THE FOUR TEMPERAMENTS
Esplanade Concert Hall
Friday (2 November 2012 )
This review was published in The Straits Times on 5 November 2012 with the title "Orchestral colours in four moods".
Some
33 years ago, this reviewer heard a two-dollar pirated cassette recording of
Rachmaninov’s Second Piano Concerto
by Gary Graffman and the New York Philharmonic conducted by Leonard Bernstein.

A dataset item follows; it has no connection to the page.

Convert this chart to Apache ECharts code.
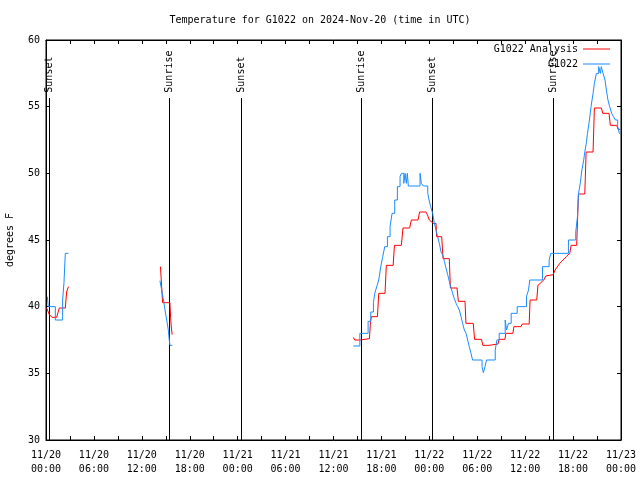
<!DOCTYPE html>
<html>
<head>
<meta charset="utf-8">
<script src="https://cdn.jsdelivr.net/npm/echarts@6/dist/echarts.min.js"></script>
<style>html,body{margin:0;padding:0;background:#fff;}#c{width:640px;height:480px;}</style>
</head>
<body>
<div id="c"></div>
<script>
// ---- data (times in UTC, "MM-DD HH:MM" of 2024) ----
const titleText = 'Temperature for G1022 on 2024-Nov-20 (time in UTC)';
const yName = 'degrees F';
const seriesNames = ['G1022 Analysis', 'G1022'];

const obsSeg1 = [
  ['11-20 00:10', 40.75], ['11-20 00:17', 40.0], ['11-20 01:10', 39.0], ['11-20 02:05', 40.5],
  ['11-20 02:15', 41.8], ['11-20 02:25', 44.0], ['11-20 02:48', 44.0]
];
const obsSeg2 = [
  ['11-20 14:16', 41.95], ['11-20 14:29', 41.25], ['11-20 14:41', 40.6], ['11-20 14:54', 39.75],
  ['11-20 15:07', 39.0], ['11-20 15:19', 38.25], ['11-20 15:26', 37.5], ['11-20 15:31', 37.1],
  ['11-20 15:49', 37.1]
];
const obsSeg3 = [
  ['11-21 14:29', 37.05], ['11-21 15:18', 38.0], ['11-21 16:20', 38.9], ['11-21 16:40', 39.6],
  ['11-21 17:00', 40.3], ['11-21 17:10', 41.0], ['11-21 17:25', 41.5], ['11-21 17:40', 42.0],
  ['11-21 17:55', 43.0], ['11-21 18:10', 43.75], ['11-21 18:25', 44.5], ['11-21 18:45', 45.25],
  ['11-21 19:05', 46.0], ['11-21 19:20', 47.0], ['11-21 19:40', 48.0], ['11-21 20:00', 49.0],
  ['11-21 20:20', 49.75], ['11-21 20:30', 50.0], ['11-21 20:48', 49.25], ['11-21 20:58', 50.0],
  ['11-21 21:07', 49.25], ['11-21 21:15', 50.0], ['11-21 21:22', 49.05], ['11-21 22:50', 50.0],
  ['11-21 23:00', 49.25], ['11-21 23:15', 49.05], ['11-21 23:48', 48.5], ['11-21 23:58', 48.0],
  ['11-22 00:10', 47.5], ['11-22 00:25', 47.0], ['11-22 00:37', 46.3], ['11-22 00:50', 45.75],
  ['11-22 01:02', 45.25], ['11-22 01:15', 44.75], ['11-22 01:28', 44.1], ['11-22 01:40', 43.9],
  ['11-22 01:53', 43.4], ['11-22 02:05', 42.9], ['11-22 02:18', 42.4], ['11-22 02:30', 41.9],
  ['11-22 02:43', 41.4], ['11-22 02:55', 41.0], ['11-22 03:08', 40.6], ['11-22 03:21', 40.25],
  ['11-22 03:33', 40.0], ['11-22 03:45', 39.75], ['11-22 03:58', 39.25], ['11-22 04:10', 38.75],
  ['11-22 04:23', 38.25], ['11-22 04:36', 38.0], ['11-22 04:48', 37.5], ['11-22 05:00', 37.0],
  ['11-22 05:13', 36.5], ['11-22 05:25', 36.0], ['11-22 06:36', 35.5], ['11-22 06:46', 35.05],
  ['11-22 06:58', 35.5], ['11-22 07:10', 36.0], ['11-22 08:15', 36.75], ['11-22 08:28', 37.5],
  ['11-22 08:45', 38.0], ['11-22 09:30', 39.0], ['11-22 09:40', 38.25], ['11-22 09:55', 38.75],
  ['11-22 10:15', 39.5], ['11-22 11:00', 40.0], ['11-22 12:10', 40.75], ['11-22 12:25', 41.25],
  ['11-22 12:35', 42.0], ['11-22 14:10', 43.0], ['11-22 15:00', 43.5], ['11-22 15:13', 44.0],
  ['11-22 17:25', 45.0], ['11-22 18:20', 45.6], ['11-22 18:33', 46.75], ['11-22 18:41', 48.5],
  ['11-22 18:55', 49.3], ['11-22 19:06', 50.25], ['11-22 19:20', 51.0], ['11-22 19:28', 51.6],
  ['11-22 19:40', 52.3], ['11-22 19:48', 53.0], ['11-22 20:00', 53.8], ['11-22 20:15', 55.0],
  ['11-22 20:30', 56.0], ['11-22 20:40', 56.75], ['11-22 20:55', 57.5], ['11-22 21:12', 58.0],
  ['11-22 21:25', 57.5], ['11-22 21:32', 58.0], ['11-22 21:45', 57.5], ['11-22 22:00', 57.0],
  ['11-22 22:10', 56.25], ['11-22 22:22', 55.5], ['11-22 22:35', 55.0], ['11-22 22:50', 54.5],
  ['11-22 23:03', 54.25], ['11-22 23:18', 54.0], ['11-22 23:35', 53.5], ['11-22 23:48', 53.0],
  ['11-22 23:55', 53.0]
];

const anaSeg1 = [
  ['11-20 00:05', 39.9], ['11-20 00:25', 39.4], ['11-20 00:45', 39.2], ['11-20 01:20', 39.2],
  ['11-20 01:40', 39.9], ['11-20 02:25', 39.9], ['11-20 02:35', 41.1], ['11-20 02:48', 41.5]
];
const anaSeg2 = [
  ['11-20 14:20', 43.0], ['11-20 14:33', 43.0], ['11-20 14:36', 40.3], ['11-20 15:31', 40.3],
  ['11-20 15:36', 39.2], ['11-20 15:42', 38.4], ['11-20 15:48', 37.9]
];
const anaSeg3 = [
  ['11-21 14:29', 37.7], ['11-21 14:40', 37.5], ['11-21 15:20', 37.5], ['11-21 15:27', 37.6],
  ['11-21 16:30', 37.6], ['11-21 16:38', 38.9], ['11-21 16:45', 39.25], ['11-21 17:30', 39.25],
  ['11-21 17:40', 41.0], ['11-21 18:27', 41.0], ['11-21 18:37', 43.1], ['11-21 19:28', 43.1],
  ['11-21 19:38', 44.6], ['11-21 20:30', 44.6], ['11-21 20:42', 45.9], ['11-21 21:32', 45.9],
  ['11-21 21:45', 46.5], ['11-21 22:35', 46.5], ['11-21 22:47', 47.1], ['11-21 23:35', 47.1],
  ['11-21 23:45', 46.9], ['11-22 00:00', 46.5], ['11-22 00:12', 46.5], ['11-22 00:30', 46.25],
  ['11-22 00:50', 46.25], ['11-22 00:55', 45.25], ['11-22 01:33', 45.25], ['11-22 01:43', 43.6],
  ['11-22 02:30', 43.6], ['11-22 02:38', 41.4], ['11-22 03:28', 41.4], ['11-22 03:38', 40.4],
  ['11-22 04:28', 40.4], ['11-22 04:35', 38.75], ['11-22 05:30', 38.75], ['11-22 05:40', 37.55],
  ['11-22 06:32', 37.55], ['11-22 06:42', 37.1], ['11-22 07:30', 37.1], ['11-22 07:38', 37.2],
  ['11-22 08:36', 37.2], ['11-22 08:44', 37.55], ['11-22 09:28', 37.55], ['11-22 09:35', 38.0],
  ['11-22 10:28', 38.0], ['11-22 10:35', 38.5], ['11-22 11:28', 38.5], ['11-22 11:38', 38.7],
  ['11-22 12:30', 38.7], ['11-22 12:37', 40.5], ['11-22 13:27', 40.5], ['11-22 13:36', 41.6],
  ['11-22 14:20', 42.0], ['11-22 14:35', 42.3], ['11-22 15:30', 42.4], ['11-22 15:45', 42.75],
  ['11-22 16:20', 43.25], ['11-22 17:10', 43.75], ['11-22 17:35', 44.0], ['11-22 17:45', 44.6],
  ['11-22 18:27', 44.6], ['11-22 18:40', 48.45], ['11-22 19:28', 48.45], ['11-22 19:38', 51.6],
  ['11-22 20:30', 51.6], ['11-22 20:40', 54.9], ['11-22 21:33', 54.9], ['11-22 21:43', 54.5],
  ['11-22 22:30', 54.5], ['11-22 22:40', 53.6], ['11-22 23:28', 53.6], ['11-22 23:38', 53.3],
  ['11-22 23:55', 53.3]
];

const sunTimes = ['11-20 00:23', '11-20 15:26', '11-21 00:24', '11-21 15:27', '11-22 00:23', '11-22 15:28'];
const sunLabels = ['Sunset', 'Sunrise', 'Sunset', 'Sunrise', 'Sunset', 'Sunrise'];

const xStart = '11-20 00:00', xEnd = '11-23 00:00';
const yMin = 30, yMax = 60, yStep = 5;

// ---- helpers ----
function ts(s) {
  const [d, hm] = s.split(' ');
  const [mo, da] = d.split('-').map(Number);
  const [h, m] = hm.split(':').map(Number);
  return Date.UTC(2024, mo - 1, da, h, m);
}
const toPts = seg => seg.map(p => [ts(p[0]), p[1]]);
const pad = n => (n < 10 ? '0' : '') + n;
const FONT = 'DejaVu Sans Mono';
const H6 = 6 * 3600 * 1000;
const RED = '#ff0000', BLUE = '#1a8cff';

const xCommon = {
  type: 'value', min: ts(xStart), max: ts(xEnd), interval: H6,
  axisLine: { show: true, lineStyle: { color: '#000', width: 1 } },
  axisTick: { show: true, inside: true, length: 4, lineStyle: { color: '#000' } },
  minorTick: { show: true, splitNumber: 2, length: 4, lineStyle: { color: '#000' } },
  splitLine: { show: false }
};
const yCommon = {
  type: 'value', min: yMin, max: yMax, interval: yStep,
  axisLine: { show: true, lineStyle: { color: '#000', width: 1 } },
  axisTick: { show: true, inside: true, length: 4, lineStyle: { color: '#000' } },
  splitLine: { show: false }
};

function lineSeries(name, seg, color, z, step) {
  return {
    name: name, type: 'line', xAxisIndex: 0, yAxisIndex: 0, z: z,
    data: toPts(seg), step: step, showSymbol: false, color: color,
    lineStyle: { color: color, width: 1 }
  };
}

const chart = echarts.init(document.getElementById('c'), null, { renderer: 'canvas' });
chart.setOption({
  animation: false,
  backgroundColor: '#fff',
  title: {
    text: titleText, left: 'center', top: 10,
    textStyle: { fontFamily: FONT, fontSize: 10, fontWeight: 'normal', color: '#000' }
  },
  grid: { left: 46, right: 19, top: 40, bottom: 40, outerBoundsMode: 'none', containLabel: false,
          show: true, borderColor: '#000', borderWidth: 1, backgroundColor: 'transparent' },
  legend: {
    data: seriesNames, orient: 'vertical', right: 30, top: 44, align: 'right',
    icon: 'rect', itemWidth: 27, itemHeight: 1, itemGap: 5, padding: 0,
    textStyle: { fontFamily: FONT, fontSize: 10, color: '#000' }
  },
  xAxis: [
    Object.assign({}, xCommon, {
      position: 'bottom',
      axisLabel: {
        show: true, showMinLabel: true, showMaxLabel: true, margin: 8,
        fontFamily: FONT, fontSize: 10, color: '#000', lineHeight: 14,
        formatter: v => {
          const d = new Date(v);
          return pad(d.getUTCMonth() + 1) + '/' + pad(d.getUTCDate()) + '\n' + pad(d.getUTCHours()) + ':' + pad(d.getUTCMinutes());
        }
      }
    }),
    Object.assign({}, xCommon, { position: 'top', axisLabel: { show: false } })
  ],
  yAxis: [
    Object.assign({}, yCommon, {
      position: 'left',
      name: yName, nameLocation: 'middle', nameRotate: 90, nameGap: 31,
      nameTextStyle: { fontFamily: FONT, fontSize: 10, color: '#000' },
      axisLabel: { fontFamily: FONT, fontSize: 10, color: '#000', margin: 6 }
    }),
    Object.assign({}, yCommon, { position: 'right', axisLabel: { show: false } })
  ],
  series: [
    {
      type: 'custom', xAxisIndex: 0, yAxisIndex: 0, silent: true, z: 1,
      data: sunTimes.map(t => [ts(t), yMin]),
      renderItem: (params, api) => {
        const x = api.value(0);
        const p0 = api.coord([x, yMin]);
        const p1 = api.coord([x, 55.65]);
        const pt = api.coord([x, 56.05]);
        const px = Math.round(p0[0]) + 0.5;
        return {
          type: 'group',
          children: [
            { type: 'line', shape: { x1: px, y1: p0[1], x2: px, y2: p1[1] }, style: { stroke: '#000', lineWidth: 1 } },
            { type: 'text', x: px, y: pt[1], rotation: Math.PI / 2,
              style: { text: sunLabels[params.dataIndex], fill: '#000', font: '10px "' + FONT + '"', align: 'left', verticalAlign: 'middle' } }
          ]
        };
      }
    },
    lineSeries(seriesNames[0], anaSeg1, RED, 3),
    lineSeries(seriesNames[0], anaSeg2, RED, 3),
    lineSeries(seriesNames[0], anaSeg3, RED, 3),
    lineSeries(seriesNames[1], obsSeg1, BLUE, 4, 'end'),
    lineSeries(seriesNames[1], obsSeg2, BLUE, 4, 'end'),
    lineSeries(seriesNames[1], obsSeg3, BLUE, 4, 'end')
  ]
});
</script>
</body>
</html>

The romantic, opulent and heart-wrenching music, rendered in an
honest-to-goodness yet viscerally thrilling performance, proved to be a
life-changing event. The tape was played so often that the reel soon
unravelled, chewed up and spat out by the player’s mechanism. In short, I was
hooked.
Cassette
tapes have gone the way of the typewriter, but the octogenarian Graffman still
goes strong as a pedagogue. His students at Philadelphia ’s Curtis Institute have included Lang
Lang, Yuja Wang and this evening’s soloist Zhang Haochen. Zhang, the first
Chinese pianist to win First Prize at the Van Cliburn International Piano
Competition in 2009, relived many of those cherished moments in the very same
concerto.
Zhang
does not come across as a barnstorming pianist, but rather a thinker who
instinctively knows the tide, ebb and flow of the music, and how to build up to
the big moment. The opening chords gave a clue, beginning with a sigh and closing
with a roar. Unfailingly musical, he breathed the same air as the orchestra,
never surging unimpeded but always listening to his partners.
The
second movement brought out these qualities best, playing the ever-sensitive
accompanist as flautist Evgueni Brokmiller and clarinettist Li Xin sang out
their solos. And when his turn came, Zhang accepted the gauntlet gratefully,
his impeccable technique ever in service of the music. The finale’s tricky
interplay of finger-twisting virtuosity and arch-lyricism fell easily within
his hands, as pianist and orchestra raced to an exciting photo-finish.
Ever
modest and self-effacing, his encore of Debussy’s little prelude The Girl With The Flaxen Hair was the
perfect antidote to the surfeit of loud notes that came before.
The
concert began with Hindemith’s Concert
Music For Strings And Brass, its title typical of the 20th
century German composer’s idea of utility music, compositions crafted for the
sake of pedagogy and practice. The dissonance and somewhat astringent themes fell
on fertile soil in its two movements, as the orchestra’s brass chorales and
busy string counterpoint rang out an enthralling, and even entertaining
performance.
After
the Rachmaninov, the audience had significantly thinned in its ranks. Those who
left missed an excellent showing of Carl Nielsen’s Second Symphony under the baton of SSO’s Finnish Principal Guest
Conductor Okko Kamu. The Dane Nielsen, like his contemporary Sibelius, saw the
symphony as his greatest vehicle of musical expression.
Its
four varied movements took the Four
Temperaments as their inspirations, beginning with the Choleric, with short tempered and volatile outbursts colouring the
first movement. Orchestral colours were on vivid display, even in the Phlegmatic second movement’s leisurely
and good natured waltz, aided by a tottering pair of bassoons. A degree of
gravitas was injected into the Melancholic,
as Brucknerian strings built up to a dead serious and tragic climax.
Even
if the joyous outpourings of the Sanguine
finale did not fully dispel the earlier gloom, it was the sheer range of
emotions covered in its eventful half-hour that impressed, not least by an
orchestra that plays like it really means it.